> _WHAT NEEDS TO BE DONE_: Write the listing below out again exactly, dropping the images.

> _MATERIAL_:
— BEGIN —

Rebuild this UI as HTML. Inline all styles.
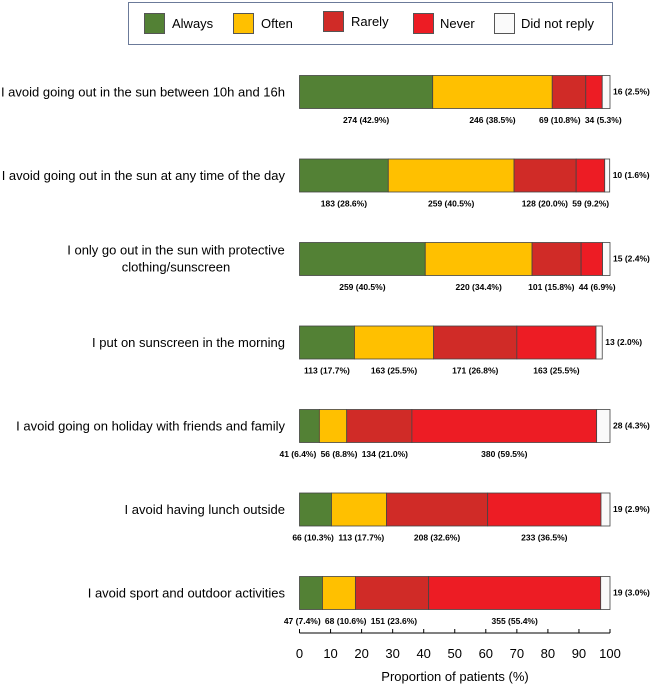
<!DOCTYPE html>
<html><head><meta charset="utf-8">
<style>
html,body{margin:0;padding:0;background:#fff;}
svg{display:block;font-family:"Liberation Sans",Arial,sans-serif;}
</style></head>
<body>
<svg id="chart" width="650" height="686" viewBox="0 0 650 686" xmlns="http://www.w3.org/2000/svg">
  <g>
    <rect x="128.5" y="2.5" width="484" height="42" fill="#fff" stroke="#6b7a99" stroke-width="1"/>
    <g><rect x="144.5" y="13.5" width="20" height="20" fill="#538135" stroke="#555"/><text x="172" y="28" font-size="13">Always</text></g>
    <g><rect x="233.5" y="13.5" width="20" height="20" fill="#FFC000" stroke="#555"/><text x="261" y="28" font-size="13">Often</text></g>
    <g><rect x="323.5" y="11.5" width="20" height="20" fill="#D02B27" stroke="#555"/><text x="351" y="26" font-size="13">Rarely</text></g>
    <g><rect x="413.5" y="13.5" width="20" height="20" fill="#ED1C24" stroke="#555"/><text x="440" y="28" font-size="13">Never</text></g>
    <g><rect x="494.5" y="13.5" width="20" height="20" fill="#fafafa" stroke="#555"/><text x="521" y="28" font-size="13">Did not reply</text></g>
  </g>
  <g id="bars"></g>
  <g id="axis"></g>
  <text x="455" y="681" font-size="13" text-anchor="middle">Proportion of patients (%)</text>
</svg>
<script>
const categories = [
  ["I avoid going out in the sun between 10h and 16h"],
  ["I avoid going out in the sun at any time of the day"],
  ["I only go out in the sun with protective","clothing/sunscreen"],
  ["I put on sunscreen in the morning"],
  ["I avoid going on holiday with friends and family"],
  ["I avoid having lunch outside"],
  ["I avoid sport and outdoor activities"]
];
const seriesNames = ["always","often","rarely","never","did-not-reply"];
const always = [42.9,28.6,40.5,17.7,6.4,10.3,7.4];
const often = [38.5,40.5,34.4,25.5,8.8,17.7,10.6];
const rarely = [10.8,20.0,15.8,26.8,21.0,32.6,23.6];
const never = [5.3,9.2,6.9,25.5,59.5,36.5,55.4];
const noReply = [2.5,1.6,2.4,2.0,4.3,2.9,3.0];
const countAlways = [274,183,259,113,41,66,47];
const countOften = [246,259,220,163,56,113,68];
const countRarely = [69,128,101,171,134,208,151];
const countNever = [34,59,44,163,380,233,355];
const countNoReply = [16,10,15,13,28,19,19];
const ticks = [0,10,20,30,40,50,60,70,80,90,100];

const colors = ["#538135","#FFC000","#D02B27","#ED1C24","#fafafa"];
const NS = "http://www.w3.org/2000/svg";
const x0 = 299.5, x1 = 610;
const xs = v => x0 + (x1 - x0) * v / 100;
const rowTop = i => 75 + i * 83.5;
const barH = 33;
const bars = document.getElementById('bars');
const axis = document.getElementById('axis');
function mk(tag, attrs, parent){const e=document.createElementNS(NS,tag);for(const k in attrs)e.setAttribute(k,attrs[k]);parent.appendChild(e);return e;}
function tw(s){let w=0;for(const c of s){if(/[0-9]/.test(c))w+=4.75;else if(c==='%')w+=7.6;else if(c==='('||c===')')w+=2.85;else w+=2.4;}return w;}

const vals = [always, often, rarely, never, noReply];
const counts = [countAlways, countOften, countRarely, countNever, countNoReply];

categories.forEach((cat, i) => {
  const top = rowTop(i);
  const g = mk('g', {}, bars);
  
  
  // category label
  const cy = top + barH/2;
  if (cat.length === 1) {
    const t = mk('text', {x: 285, y: cy + 5, 'font-size': 13, 'text-anchor': 'end'}, g);
    t.textContent = cat[0];
    
    
  } else {
    cat.forEach((line, k) => {
      const t = mk('text', {x: 176, y: cy - 4 + k*17, 'font-size': 13, 'text-anchor': 'middle'}, g);
      t.textContent = line;
      
      
    });
  }
  let cum = 0;
  const labels = [];
  for (let s = 0; s < 5; s++) {
    const v = vals[s][i];
    const r = mk('rect', {x: xs(cum), y: top + 0.5, width: xs(cum+v) - xs(cum), height: barH, fill: colors[s], stroke: '#444', 'stroke-width': 0.8}, g);
    
    
    const txt = counts[s][i] + ' (' + v.toFixed(1) + '%)';
    if (s < 4) labels.push({txt, c: xs(cum + v/2), w: tw(txt)});
    else {
      const t = mk('text', {x: xs(cum+v) + 3, y: cy + 3, 'font-size': 8.5, 'font-weight': 'bold'}, g);
      t.textContent = txt;
      
      
    }
    cum += v;
  }
  // resolve overlaps
  for (let it = 0; it < 30; it++) {
    for (let k = 1; k < labels.length; k++) {
      const a = labels[k-1], b = labels[k];
      const ov = (a.c + a.w/2 + 4) - (b.c - b.w/2);
      if (ov > 0) { a.c -= ov/2; b.c += ov/2; }
    }
  }
  labels.forEach((l, k) => {
    const t = mk('text', {x: l.c, y: top + barH + 15, 'font-size': 8.5, 'font-weight': 'bold', 'text-anchor': 'middle'}, g);
    t.textContent = l.txt;
    
    
  });
});

const ay = 633;
const al = mk('line', {x1: xs(0), x2: xs(100), y1: ay, y2: ay, stroke: '#000', 'stroke-width': 1}, axis);


ticks.forEach(t => {
  const tk = mk('line', {x1: xs(t), x2: xs(t), y1: ay - 4, y2: ay, stroke: '#000', 'stroke-width': 1}, axis);
  
  
  const lb = mk('text', {x: xs(t), y: 658, 'font-size': 13, 'text-anchor': 'middle'}, axis);
  lb.textContent = t;
  
  
});
</script>
</body></html>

— END —

> _FULL OUTPUT_:
Rebuild this UI as HTML. Inline all styles.
<!DOCTYPE html>
<html><head><meta charset="utf-8">
<style>
html,body{margin:0;padding:0;background:#fff;}
svg{display:block;font-family:"Liberation Sans",Arial,sans-serif;}
</style></head>
<body>
<svg id="chart" width="650" height="686" viewBox="0 0 650 686" xmlns="http://www.w3.org/2000/svg">
  <g>
    <rect x="128.5" y="2.5" width="484" height="42" fill="#fff" stroke="#6b7a99" stroke-width="1"/>
    <g><rect x="144.5" y="13.5" width="20" height="20" fill="#538135" stroke="#555"/><text x="172" y="28" font-size="13">Always</text></g>
    <g><rect x="233.5" y="13.5" width="20" height="20" fill="#FFC000" stroke="#555"/><text x="261" y="28" font-size="13">Often</text></g>
    <g><rect x="323.5" y="11.5" width="20" height="20" fill="#D02B27" stroke="#555"/><text x="351" y="26" font-size="13">Rarely</text></g>
    <g><rect x="413.5" y="13.5" width="20" height="20" fill="#ED1C24" stroke="#555"/><text x="440" y="28" font-size="13">Never</text></g>
    <g><rect x="494.5" y="13.5" width="20" height="20" fill="#fafafa" stroke="#555"/><text x="521" y="28" font-size="13">Did not reply</text></g>
  </g>
  <g id="bars"></g>
  <g id="axis"></g>
  <text x="455" y="681" font-size="13" text-anchor="middle">Proportion of patients (%)</text>
</svg>
<script>
const categories = [
  ["I avoid going out in the sun between 10h and 16h"],
  ["I avoid going out in the sun at any time of the day"],
  ["I only go out in the sun with protective","clothing/sunscreen"],
  ["I put on sunscreen in the morning"],
  ["I avoid going on holiday with friends and family"],
  ["I avoid having lunch outside"],
  ["I avoid sport and outdoor activities"]
];
const seriesNames = ["always","often","rarely","never","did-not-reply"];
const always = [42.9,28.6,40.5,17.7,6.4,10.3,7.4];
const often = [38.5,40.5,34.4,25.5,8.8,17.7,10.6];
const rarely = [10.8,20.0,15.8,26.8,21.0,32.6,23.6];
const never = [5.3,9.2,6.9,25.5,59.5,36.5,55.4];
const noReply = [2.5,1.6,2.4,2.0,4.3,2.9,3.0];
const countAlways = [274,183,259,113,41,66,47];
const countOften = [246,259,220,163,56,113,68];
const countRarely = [69,128,101,171,134,208,151];
const countNever = [34,59,44,163,380,233,355];
const countNoReply = [16,10,15,13,28,19,19];
const ticks = [0,10,20,30,40,50,60,70,80,90,100];

const colors = ["#538135","#FFC000","#D02B27","#ED1C24","#fafafa"];
const NS = "http://www.w3.org/2000/svg";
const x0 = 299.5, x1 = 610;
const xs = v => x0 + (x1 - x0) * v / 100;
const rowTop = i => 75 + i * 83.5;
const barH = 33;
const bars = document.getElementById('bars');
const axis = document.getElementById('axis');
function mk(tag, attrs, parent){const e=document.createElementNS(NS,tag);for(const k in attrs)e.setAttribute(k,attrs[k]);parent.appendChild(e);return e;}
function tw(s){let w=0;for(const c of s){if(/[0-9]/.test(c))w+=4.75;else if(c==='%')w+=7.6;else if(c==='('||c===')')w+=2.85;else w+=2.4;}return w;}

const vals = [always, often, rarely, never, noReply];
const counts = [countAlways, countOften, countRarely, countNever, countNoReply];

categories.forEach((cat, i) => {
  const top = rowTop(i);
  const g = mk('g', {}, bars);
  
  
  // category label
  const cy = top + barH/2;
  if (cat.length === 1) {
    const t = mk('text', {x: 285, y: cy + 5, 'font-size': 13, 'text-anchor': 'end'}, g);
    t.textContent = cat[0];
    
    
  } else {
    cat.forEach((line, k) => {
      const t = mk('text', {x: 176, y: cy - 4 + k*17, 'font-size': 13, 'text-anchor': 'middle'}, g);
      t.textContent = line;
      
      
    });
  }
  let cum = 0;
  const labels = [];
  for (let s = 0; s < 5; s++) {
    const v = vals[s][i];
    const r = mk('rect', {x: xs(cum), y: top + 0.5, width: xs(cum+v) - xs(cum), height: barH, fill: colors[s], stroke: '#444', 'stroke-width': 0.8}, g);
    
    
    const txt = counts[s][i] + ' (' + v.toFixed(1) + '%)';
    if (s < 4) labels.push({txt, c: xs(cum + v/2), w: tw(txt)});
    else {
      const t = mk('text', {x: xs(cum+v) + 3, y: cy + 3, 'font-size': 8.5, 'font-weight': 'bold'}, g);
      t.textContent = txt;
      
      
    }
    cum += v;
  }
  // resolve overlaps
  for (let it = 0; it < 30; it++) {
    for (let k = 1; k < labels.length; k++) {
      const a = labels[k-1], b = labels[k];
      const ov = (a.c + a.w/2 + 4) - (b.c - b.w/2);
      if (ov > 0) { a.c -= ov/2; b.c += ov/2; }
    }
  }
  labels.forEach((l, k) => {
    const t = mk('text', {x: l.c, y: top + barH + 15, 'font-size': 8.5, 'font-weight': 'bold', 'text-anchor': 'middle'}, g);
    t.textContent = l.txt;
    
    
  });
});

const ay = 633;
const al = mk('line', {x1: xs(0), x2: xs(100), y1: ay, y2: ay, stroke: '#000', 'stroke-width': 1}, axis);


ticks.forEach(t => {
  const tk = mk('line', {x1: xs(t), x2: xs(t), y1: ay - 4, y2: ay, stroke: '#000', 'stroke-width': 1}, axis);
  
  
  const lb = mk('text', {x: xs(t), y: 658, 'font-size': 13, 'text-anchor': 'middle'}, axis);
  lb.textContent = t;
  
  
});
</script>
</body></html>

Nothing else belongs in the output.